Exactly. It's definitely true that e.g. renewable energy development would have many other knock-on benefits, but it's better not to have to adapt to dramatic climate change while we're doing it, any more than needing a World War to prompt us to invent radar.

Comment Re:Volcano? (Score 1) 422

Yep, the Thwaite Glacier vulcanism is definitely a factor in this - it's certainly not all due to climate change.

The accelerating sea level rise from this is still a problem regardless of cause. From your link:

In Antarctica, it’s the ocean currents rather than air temperatures that melt the ice, and melted land ice contributes to higher sea levels in a way that melting icebergs don’t, Harig said. As the ocean warms, floating ice shelves melt and can no longer hold back the land ice.

“The fact that West Antarctic ice-melt is still accelerating is a big deal because it’s increasing its contribution to sea-level rise,” Harig said. “It really has potential to be a runaway problem. It has come to the point that if we continue losing mass in those areas, the loss can generate a self-reinforcing feedback whereby we will be losing more and more ice, ultimately raising sea levels by tens of feet.”

Comment Re:Great.

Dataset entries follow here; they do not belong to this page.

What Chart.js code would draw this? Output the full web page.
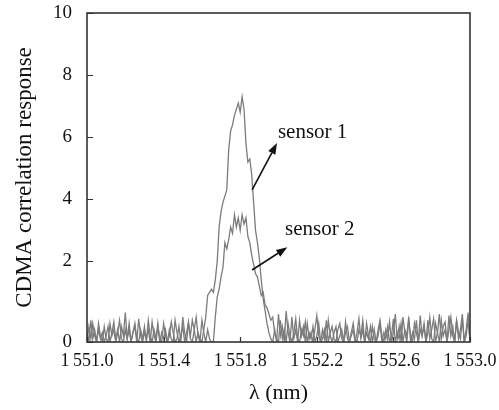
<!DOCTYPE html>
<html>
<head>
<meta charset="utf-8">
<script src="https://cdn.jsdelivr.net/npm/chart.js@4.4.1/dist/chart.umd.min.js"></script>
<style>
  html, body { margin: 0; padding: 0; background: #fff; }
  canvas { display: block; }
</style>
</head>
<body>
<canvas id="chart_cdma" width="499" height="410"></canvas>
<script>
// wavelength sampling (nm), 0.01 nm steps from 1551.00 to 1553.00
const lambdaStart = 1551.0;
const lambdaStep = 0.01;

// sensor 1 response
const sensor1 = [
  -0.6, -0.1, -0.5, 0.0, -0.4, -0.6, -0.2, -0.5, -0.3, -0.6,
  -0.4, -0.1, -0.6, -0.3, 0.05, -0.5, -0.2, -0.6, -0.1, -0.4,
  0.35, -0.5, -0.2, -0.6, -0.3, 0.0, -0.5, -0.6, -0.2, -0.5,
  -0.1, -0.6, 0.1, -0.4, -0.6, -0.2, -0.5, 0.0, -0.6, -0.3,
  -0.5, -0.2, -0.6, -0.4, 0.05, -0.3, -0.6, -0.5, -0.1, -0.6,
  0.2, -0.3, -0.6, 0.0, -0.4, 0.1, -0.2, -0.6, -0.3, -0.5,
  -0.6, -0.2, 0.2, 0.9, 1.0, 1.1, 1.0, 1.4, 2.0, 3.1,
  3.6, 3.9, 4.1, 4.3, 5.6, 6.2, 6.4, 6.7, 6.9, 7.1,
  6.8, 7.3, 6.9, 5.8, 5.2, 5.3, 4.8, 3.9, 3.0, 2.6,
  2.1, 1.4, 0.8, 0.4, 0.0, -0.3, -0.5, -0.6, -0.2, -0.6,
  0.3, -0.4, -0.1, -0.6, 0.4, -0.3, -0.6, 0.2, -0.5, -0.2,
  -0.6, 0.1, -0.4, -0.1, -0.6, 0.0, -0.5, -0.3, -0.6, -0.2,
  0.25, -0.4, -0.6, -0.2, -0.5, 0.1, -0.6, -0.3, -0.1, -0.5,
  -0.6, -0.2, 0.0, -0.5, -0.6, -0.3, -0.1, -0.6, -0.4, -0.2,
  -0.6, -0.3, 0.15, -0.5, -0.2, -0.6, 0.0, -0.4, -0.6, -0.1,
  -0.5, -0.6, -0.2, 0.1, -0.4, -0.6, -0.2, -0.5, 0.05, -0.6,
  -0.3, 0.3, -0.5, -0.1, -0.6, 0.2, -0.3, -0.6, 0.1, -0.4,
  -0.6, 0.0, -0.3, -0.6, 0.25, -0.4, -0.1, -0.6, 0.1, -0.5,
  -0.2, 0.15, -0.6, -0.3, 0.3, -0.5, -0.1, 0.05, -0.6, -0.2,
  0.2, -0.4, -0.6, 0.1, -0.3, -0.5, 0.15, -0.6, -0.2, 0.35,
  -0.6
];

// sensor 2 response
const sensor2 = [
  -0.3, -0.6, 0.1, -0.5, -0.2, -0.6, 0.0, -0.4, -0.6, -0.1,
  -0.5, -0.6, 0.0, -0.4, -0.2, -0.6, -0.3, 0.1, -0.5, -0.6,
  -0.2, -0.5, 0.0, -0.6, -0.3, -0.1, -0.6, 0.15, -0.4, -0.6,
  -0.3, -0.5, -0.2, -0.6, 0.05, -0.4, -0.6, -0.1, -0.5, -0.6,
  0.0, -0.4, -0.6, -0.2, -0.5, -0.6, 0.1, -0.3, -0.6, -0.4,
  -0.1, -0.6, -0.3, 0.05, -0.5, -0.6, -0.2, 0.2, -0.4, -0.6,
  0.1, -0.3, -0.6, -0.2, -0.5, -0.6, -0.6, 0.2, 0.85, 1.1,
  1.5, 1.8, 2.6, 2.4, 2.7, 3.1, 2.9, 3.5, 3.1, 3.4,
  3.0, 3.5, 3.2, 3.4, 2.8, 2.6, 2.2, 1.9, 1.6, 1.5,
  1.2, 0.9, 1.0, 0.6, 0.5, 0.3, 0.1, 0.2, -0.3, -0.5,
  -0.6, 0.1, -0.5, -0.2, -0.6, 0.0, -0.4, -0.6, -0.3, 0.15,
  -0.5, -0.6, -0.2, -0.4, 0.05, -0.6, -0.3, -0.5, -0.1, -0.6,
  -0.4, 0.0, -0.6, -0.5, -0.2, -0.6, 0.1, -0.4, -0.6, -0.3,
  -0.1, -0.6, -0.4, -0.2, -0.6, 0.05, -0.5, -0.6, -0.3, 0.0,
  -0.5, -0.6, -0.2, -0.4, 0.1, -0.6, -0.3, -0.5, -0.1, -0.6,
  -0.2, -0.6, -0.4, 0.0, -0.6, -0.3, -0.5, -0.1, -0.6, -0.4,
  0.15, -0.6, -0.3, -0.5, 0.0, -0.6, -0.2, -0.4, 0.2, -0.6,
  -0.3, -0.5, 0.1, -0.6, -0.2, -0.4, 0.0, -0.6, -0.3, 0.2,
  -0.5, -0.6, 0.0, -0.3, -0.6, 0.1, -0.4, -0.2, -0.6, 0.25,
  -0.4, -0.1, -0.6, 0.1, -0.5, -0.2, 0.3, -0.6, -0.4, 0.1,
  -0.5
];

// axis ticks (the bottom of the y axis carries the "0" label)
const xTicks = [1551.0, 1551.4, 1551.8, 1552.2, 1552.6, 1553.0];
const xTickLabels = ['1\u2009551.0', '1\u2009551.4', '1\u2009551.8', '1\u2009552.2', '1\u2009552.6', '1\u2009553.0'];
const yTicks = [-0.6, 2, 4, 6, 8, 10];
const yTickLabels = ['0', '2', '4', '6', '8', '10'];

// annotations: label text, text anchor, arrow start and arrow tip (data units)
const notes = [
  { text: 'sensor 1', at: [1551.997, 5.97], from: [1551.862, 4.30], to: [1551.992, 5.81] },
  { text: 'sensor 2', at: [1552.034, 2.85], from: [1551.862, 1.72], to: [1552.046, 2.45] }
];

const toPoints = arr => arr.map((v, i) => ({ x: lambdaStart + i * lambdaStep, y: v }));

const serif = '"Liberation Serif", "Times New Roman", serif';

const framePlugin = {
  id: 'frame',
  afterDraw(chart) {
    const { ctx, chartArea: a, scales } = chart;
    ctx.save();
    // inner ticks
    ctx.strokeStyle = '#333';
    ctx.lineWidth = 1.2;
    ctx.beginPath();
    xTicks.forEach(v => {
      const px = Math.round(scales.x.getPixelForValue(v)) + 0.5;
      ctx.moveTo(px, a.bottom);
      ctx.lineTo(px, a.bottom - 5);
    });
    yTicks.forEach(v => {
      const py = Math.round(scales.y.getPixelForValue(v)) + 0.5;
      ctx.moveTo(a.left, py);
      ctx.lineTo(a.left + 6, py);
    });
    ctx.stroke();
    // box
    ctx.lineWidth = 1.6;
    ctx.strokeRect(a.left, a.top, a.right - a.left, a.bottom - a.top);

    // arrows and labels
    ctx.strokeStyle = '#111';
    ctx.fillStyle = '#111';
    ctx.lineWidth = 1.6;
    notes.forEach(n => {
      const x0 = scales.x.getPixelForValue(n.from[0]);
      const y0 = scales.y.getPixelForValue(n.from[1]);
      const x1 = scales.x.getPixelForValue(n.to[0]);
      const y1 = scales.y.getPixelForValue(n.to[1]);
      const ang = Math.atan2(y1 - y0, x1 - x0);
      const headLen = 11, headW = 4;
      const bx = x1 - headLen * Math.cos(ang);
      const by = y1 - headLen * Math.sin(ang);
      ctx.beginPath();
      ctx.moveTo(x0, y0);
      ctx.lineTo(bx, by);
      ctx.stroke();
      ctx.beginPath();
      ctx.moveTo(x1, y1);
      ctx.lineTo(bx + headW * Math.sin(ang), by - headW * Math.cos(ang));
      ctx.lineTo(bx - headW * Math.sin(ang), by + headW * Math.cos(ang));
      ctx.closePath();
      ctx.fill();

      ctx.font = '21px ' + serif;
      ctx.textAlign = 'left';
      ctx.textBaseline = 'alphabetic';
      ctx.fillText(n.text, scales.x.getPixelForValue(n.at[0]), scales.y.getPixelForValue(n.at[1]));
    });
    ctx.restore();
  }
};

const lineStyle = {
  borderColor: '#7c7c7c',
  borderWidth: 1.3,
  pointRadius: 0,
  tension: 0,
  fill: false
};

const ctxCdma = document.getElementById('chart_cdma');
const cdmaChart = new Chart(ctxCdma, {
  type: 'line',
  data: {
    datasets: [
      Object.assign({ label: 'sensor 1', data: toPoints(sensor1) }, lineStyle),
      Object.assign({ label: 'sensor 2', data: toPoints(sensor2) }, lineStyle)
    ]
  },
  options: {
    responsive: false,
    animation: false,
    layout: { padding: { top: 13, right: 29, left: 0, bottom: 0 } },
    plugins: {
      legend: { display: false },
      tooltip: { enabled: false }
    },
    scales: {
      x: {
        type: 'linear',
        min: 1551.0,
        max: 1553.0,
        afterBuildTicks: s => { s.ticks = xTicks.map(v => ({ value: v })); },
        afterFit: s => { s.height = 68; s.paddingLeft = 0; s.paddingRight = 0; },
        grid: { display: false, drawTicks: false },
        border: { display: false },
        ticks: {
          padding: 8,
          color: '#111',
          font: { family: serif, size: 18 },
          maxRotation: 0,
          callback: v => xTickLabels[xTicks.indexOf(v)]
        },
        title: {
          display: true,
          text: 'λ (nm)',
          color: '#111',
          font: { family: serif, size: 22 },
          padding: { top: 0, bottom: 4 }
        }
      },
      y: {
        min: -0.6,
        max: 10,
        afterBuildTicks: s => { s.ticks = yTicks.map(v => ({ value: v })); },
        afterFit: s => { s.width = 87; s.paddingTop = 0; s.paddingBottom = 0; },
        grid: { display: false, drawTicks: false },
        border: { display: false },
        ticks: {
          padding: 15,
          color: '#111',
          font: { family: serif, size: 19 },
          callback: v => yTickLabels[yTicks.indexOf(v)]
        },
        title: {
          display: true,
          text: 'CDMA correlation response',
          color: '#111',
          font: { family: serif, size: 23 },
          padding: { top: 11, bottom: 0 }
        }
      }
    }
  },
  plugins: [framePlugin]
});
</script>
</body>
</html>
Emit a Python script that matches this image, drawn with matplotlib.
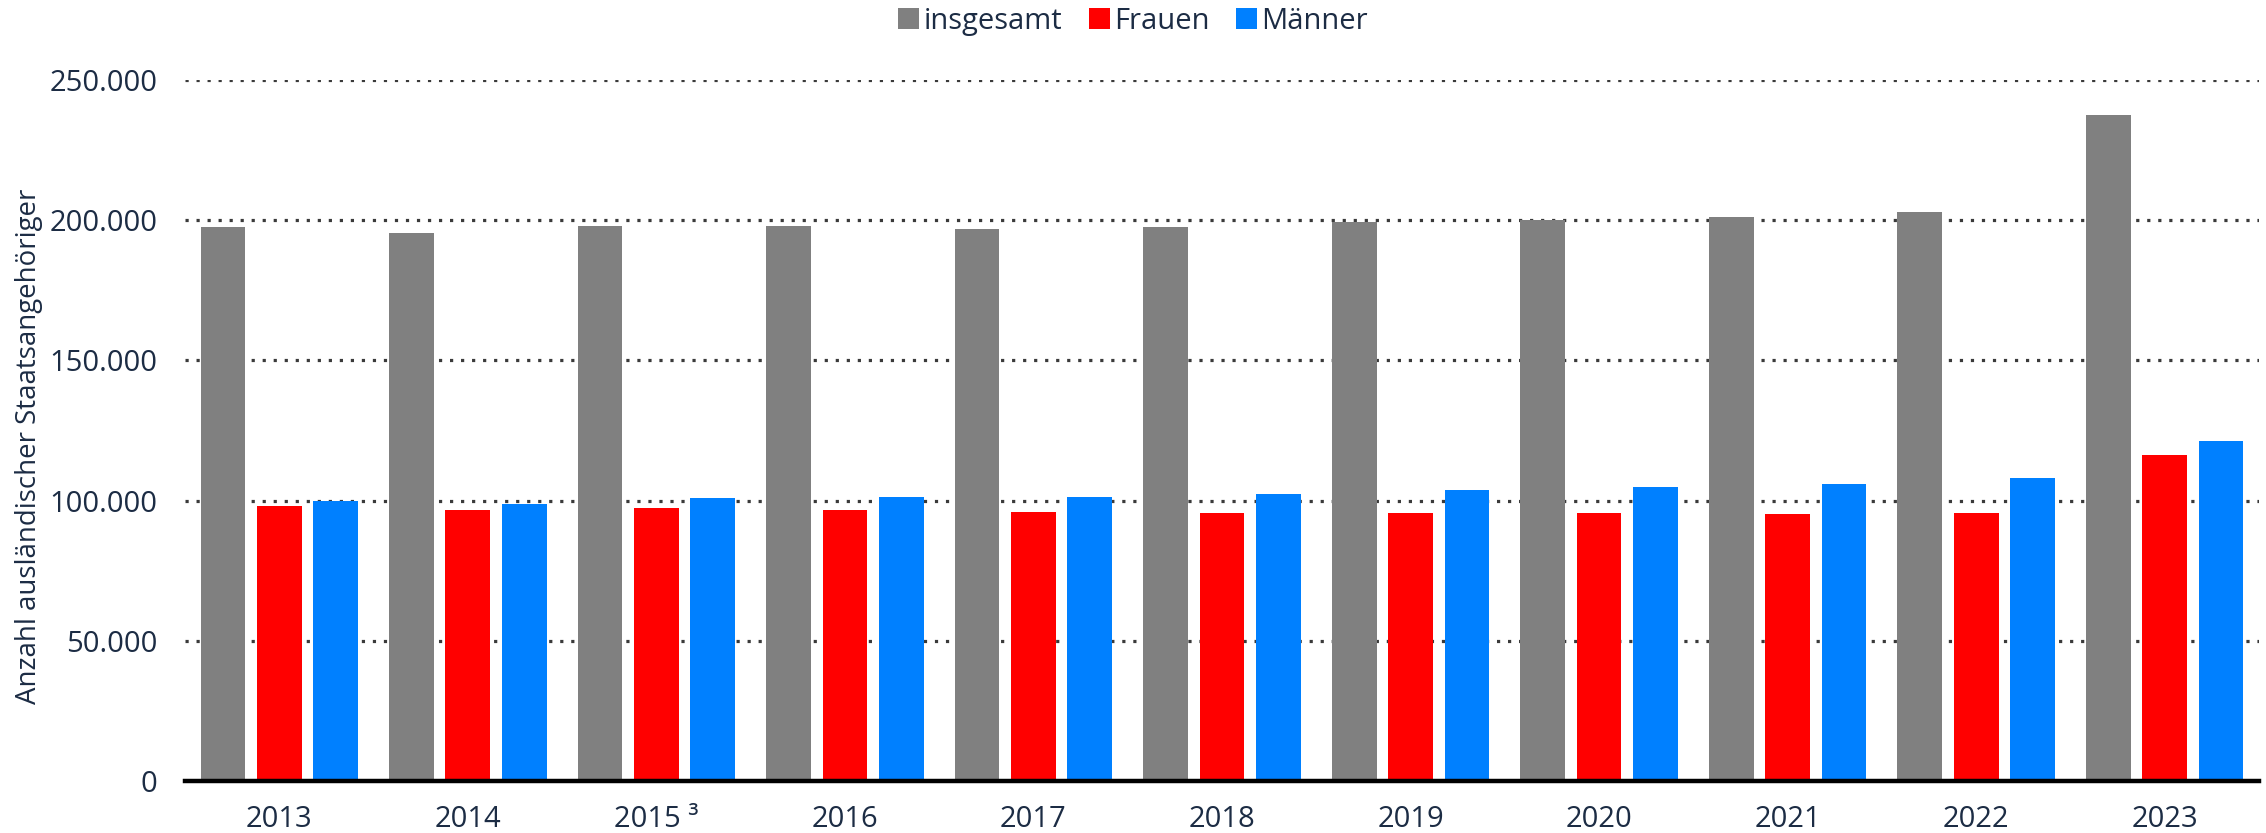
import numpy as np
import matplotlib
matplotlib.use("Agg")
import matplotlib.pyplot as plt
from matplotlib.ticker import FuncFormatter

# Daten
jahre = ["2013", "2014", "2015 ³", "2016", "2017", "2018", "2019", "2020", "2021", "2022", "2023"]
insgesamt = [197500, 195300, 197900, 198000, 196700, 197500, 199400, 200100, 201000, 203100, 237400]
frauen = [98200, 96800, 97200, 96800, 95800, 95500, 95700, 95600, 95200, 95500, 116200]
maenner = [99700, 98900, 101100, 101400, 101200, 102300, 103900, 104900, 106000, 108100, 121400]

textfarbe = "#1c2c44"
plt.rcParams['font.family'] = ['Open Sans', 'DejaVu Sans']

fig = plt.figure(figsize=(22.66, 8.33), dpi=100)
ax = fig.add_axes([185 / 2266, 1 - 781 / 833, 2074 / 2266, 701 / 833])

x = np.arange(len(jahre))
breite = 0.2375
abstand = 0.299

ax.bar(x - abstand, insgesamt, breite, color="#808080", label="insgesamt", zorder=3)
ax.bar(x, frauen, breite, color="#ff0000", label="Frauen", zorder=3)
ax.bar(x + abstand, maenner, breite, color="#0080ff", label="Männer", zorder=3)

ax.set_xlim(-0.5, 10.5)
ax.set_ylim(0, 250000)
ax.set_yticks(np.arange(0, 250001, 50000))
ax.yaxis.set_major_formatter(FuncFormatter(lambda v, p: f"{int(v):,}".replace(",", ".")))
ax.set_xticks(x)
ax.set_xticklabels(jahre)

# gepunktete Gitterlinien
ax.yaxis.grid(True, color="#3a3a3a", linewidth=2.3, linestyle=(0, (1, 2.45)), zorder=1)
ax.set_axisbelow(True)

for s in ["top", "right", "left"]:
    ax.spines[s].set_visible(False)
ax.spines["bottom"].set_color("black")
ax.spines["bottom"].set_linewidth(3.2)
ax.spines["bottom"].set_zorder(4)

ax.tick_params(axis="both", length=0, labelsize=21, labelcolor=textfarbe)
ax.tick_params(axis="y", pad=20)
ax.tick_params(axis="x", pad=17)

# Achsentitel als Figurentext
fig.text(29 / 2266, 1 - 446 / 833, "Anzahl ausländischer Staatsangehöriger", rotation=90,
         ha="center", va="center", fontsize=19.9, color=textfarbe,
         family=['Liberation Sans Narrow', 'Open Sans'])

leg = fig.legend(loc="center", bbox_to_anchor=(0.5, 1 - 21.5 / 833), ncol=3, frameon=False,
                 fontsize=21, handlelength=0.72, handleheight=0.72, handletextpad=0.15,
                 columnspacing=0.9, labelcolor=textfarbe)

fig.savefig("out.png", dpi=100)
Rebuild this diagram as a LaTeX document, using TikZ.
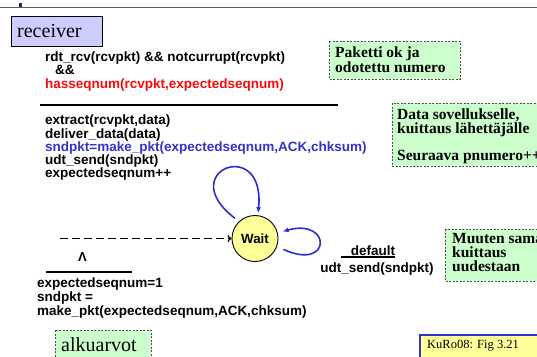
\documentclass[tikz,border=0pt]{standalone}
\usepackage{fontspec}
\setmainfont{Liberation Serif}
\setsansfont{Liberation Sans}
\usetikzlibrary{arrows.meta}

\definecolor{notegreen}{RGB}{204,255,204}
\definecolor{notegray}{RGB}{80,80,80}
\definecolor{lavender}{RGB}{204,204,255}
\definecolor{paleyellow}{RGB}{255,255,153}
\definecolor{codeblue}{RGB}{51,51,204}
\definecolor{loopblue}{RGB}{45,45,210}
\definecolor{codered}{RGB}{250,10,10}
\definecolor{navy}{RGB}{30,30,120}
\definecolor{topgray}{RGB}{90,90,90}

\begin{document}
\begin{tikzpicture}[x=1pt, y=-1pt,
  codetext/.style={font=\fontsize{13.5}{13.2}\selectfont\sffamily\bfseries,
    inner sep=0pt, align=left, anchor=north west},
  notetext/.style={font=\fontsize{15.5}{15}\selectfont\rmfamily\bfseries,
    inner sep=0pt, align=left, anchor=north west},
  notebox/.style={draw=notegray, fill=notegreen, line width=0.8pt,
    dash pattern=on 2pt off 1.5pt},
  rulebar/.style={line width=2pt, black},
  selfloop/.style={draw=loopblue, line width=1.6pt,
    -{Latex[length=6pt,width=5pt]}},
  state/.style={circle, draw=black, line width=0.9pt, fill=paleyellow,
    minimum size=46pt, inner sep=0pt,
    font=\fontsize{13.3}{14}\selectfont\sffamily\bfseries},
]
\useasboundingbox (0,0) rectangle (537,356);

% title strip
\draw[topgray, line width=1.4pt] (0,7.5) -- (537,7.5);
\fill[navy] (18.5,2.8) rectangle (22.3,6.6);

% receiver label
\draw[fill=lavender, line width=0.9pt] (11,16) rectangle (102,46);
\node[inner sep=0pt, anchor=north west, font=\fontsize{20}{22}\selectfont]
  (receiver) at (17,24.5) {receiver};

% main transition: guard
\node[codetext] (guard) at (45,51.7)
  {rdt\_rcv(rcvpkt) \&\& notcurrupt(rcvpkt)\\
   \hspace*{10pt}\&\&\\
   \textcolor{codered}{hasseqnum(rcvpkt,expectedseqnum)}};
\draw[rulebar] (40,104.5) -- (338,104.5);

% main transition: actions
\node[codetext] (actions) at (45,115)
  {extract(rcvpkt,data)\\
   deliver\_data(data)\\
   \textcolor{codeblue}{sndpkt=make\_pkt(expectedseqnum,ACK,chksum)}\\
   udt\_send(sndpkt)\\
   expectedseqnum++};

% notes
\draw[notebox] (329,41) rectangle (460,79);
\node[notetext] (note1) at (335,46.7) {Paketti ok ja\\odotettu numero};

\draw[notebox] (392,103) rectangle (560,166);
\node[notetext, font=\fontsize{15.5}{13}\selectfont\rmfamily\bfseries]
  (note2) at (397,108.5)
  {Data sovellukselle,\\kuittaus lähettäjälle\\[12.5pt]Seuraava pnumero++};

\draw[notebox] (445,229) rectangle (560,281);
\node[notetext, font=\fontsize{15.5}{14}\selectfont\rmfamily\bfseries]
  (note3) at (452,233.5) {Muuten sama\\kuittaus\\uudestaan};

% state
\node[state] (wait) at (255,238.5) {Wait};

% self loops
\draw[selfloop, shorten <=5pt, shorten >=2pt]
  (wait.133) .. controls +(-66,-50) and +(8,-80) .. (wait.83);
\draw[selfloop, shorten <=7pt, shorten >=5pt]
  (wait.-20) .. controls +(55,25) and +(54,-15) .. (wait.14);

% default transition label
\node[inner sep=0pt, anchor=base, font=\fontsize{13.5}{14}\selectfont\sffamily\bfseries]
  (deflabel) at (373,255) {default};
\draw[line width=1.5pt] (341,257) -- (395,257);
\node[inner sep=0pt, anchor=base, font=\fontsize{13.5}{14}\selectfont\sffamily\bfseries]
  (defaction) at (377,272) {udt\_send(sndpkt)};

% initial transition
\coordinate (init) at (60,238.5);
\draw[dash pattern=on 8pt off 4pt, line width=1.3pt,
  -{To[length=4pt,width=7pt]}] (init) -- (wait);
\node[inner sep=0pt, anchor=base, font=\fontsize{13}{14}\selectfont\sffamily\bfseries]
  (lambda) at (82.5,261.5) {Λ};
\draw[rulebar] (46,272) -- (132,272);
\node[codetext, font=\fontsize{13.5}{14}\selectfont\sffamily\bfseries]
  (initact) at (37,278)
  {expectedseqnum=1\\sndpkt =\\make\_pkt(expectedseqnum,ACK,chksum)};

\draw[notebox] (55,330) rectangle (151,370);
\node[inner sep=0pt, anchor=north west, font=\fontsize{20}{22}\selectfont]
  (initnote) at (61,337) {alkuarvot};

% figure reference
\draw[draw=codeblue, fill=paleyellow, line width=1.3pt] (420,335) rectangle (560,370);
\node[inner sep=0pt, anchor=north west, font=\fontsize{12.5}{14}\selectfont]
  (figref) at (427,340) {KuRo08: Fig 3.21};
\end{tikzpicture}
\end{document}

Let's sit here and wait for the next wav (Score 4, Insightful) 422

if the world is ending, we might as well enjoy ourselves... If it ISN'T ending, then perhaps we shouldn't derail our economy

Are those really the only two possibilities that occur to you?

No scientist claims the world is ending; that's a straw man from the denialist camp. What the scientists ARE telling us is that the coming climate changes (which can't now be prevented completely but CAN certainly be mitigated) will have significant costs - economic and humanitarian.

Even if you ignore the human costs (relocations, famine, refugees, conflict over dwindling local resources - mostly in poor countries), there's still the economic costs (increased storm damage, droughts, flooding, sea level rise) which been shown by numerous economic studies to far outweigh the costs of mitigation.

Yes, it will cost money to move our energy infrastructure away from fossil fuels. No, it won't derail the economy (the average estimate from the World Bank and many others is about 0.5-1% of GDP). But it will slow the onset of climate change, reduce the impact of changes in decades to come, and SAVE us hundreds of billions we'd otherwise need to spend adapting to the negative effects of dramatic climate change, not to mention other indirect benefits (like the surprisingly large health costs from fossil fuel pollution). Many studies show the investment in a clean, efficient energy infrastructure will actually save us money in its own right, independent of climate change effects.

Replacing lightbulbs is easy, low-hanging fruit, and there are numerous other efficiency gains we can make, but it's ultimately not enough. We don't have to cut our energy usage to the bone, we just have to invest in carbon-neutral energy generation - then we can easily support our lavish lifestyles with zero carbon cost, and save money in the process.

Comment Re:Milestone my ass (Score 2) 372

There are certainly other solar irradiance fluctuations greater than that, of course. GP was only referring to the long-scale growth in solar output.

The sunspot cycle varies output by about 0.1%, and of course there are Milankovitch cycles (orbital variations) which also affect the solar irradiance we get (though not the star's output). The Maunder minimum appears to have been due to an anti-phase correlation between the sunspot cycle and heliospheric current
sheet inclination variations (interesting paper here).

If you think the current climate research is "silly", have you considered that you may be simply misinterpreting it? Perhaps due to an incomplete picture, not having kept up with the vast amount of research in the field, or even by just taking out-of-context statements as meaning more than intended. And as for lack of supporting evidence, I don't think posts on slashdot should be taken as indicative of actual climate research. There's a lot of evidence out there if you look.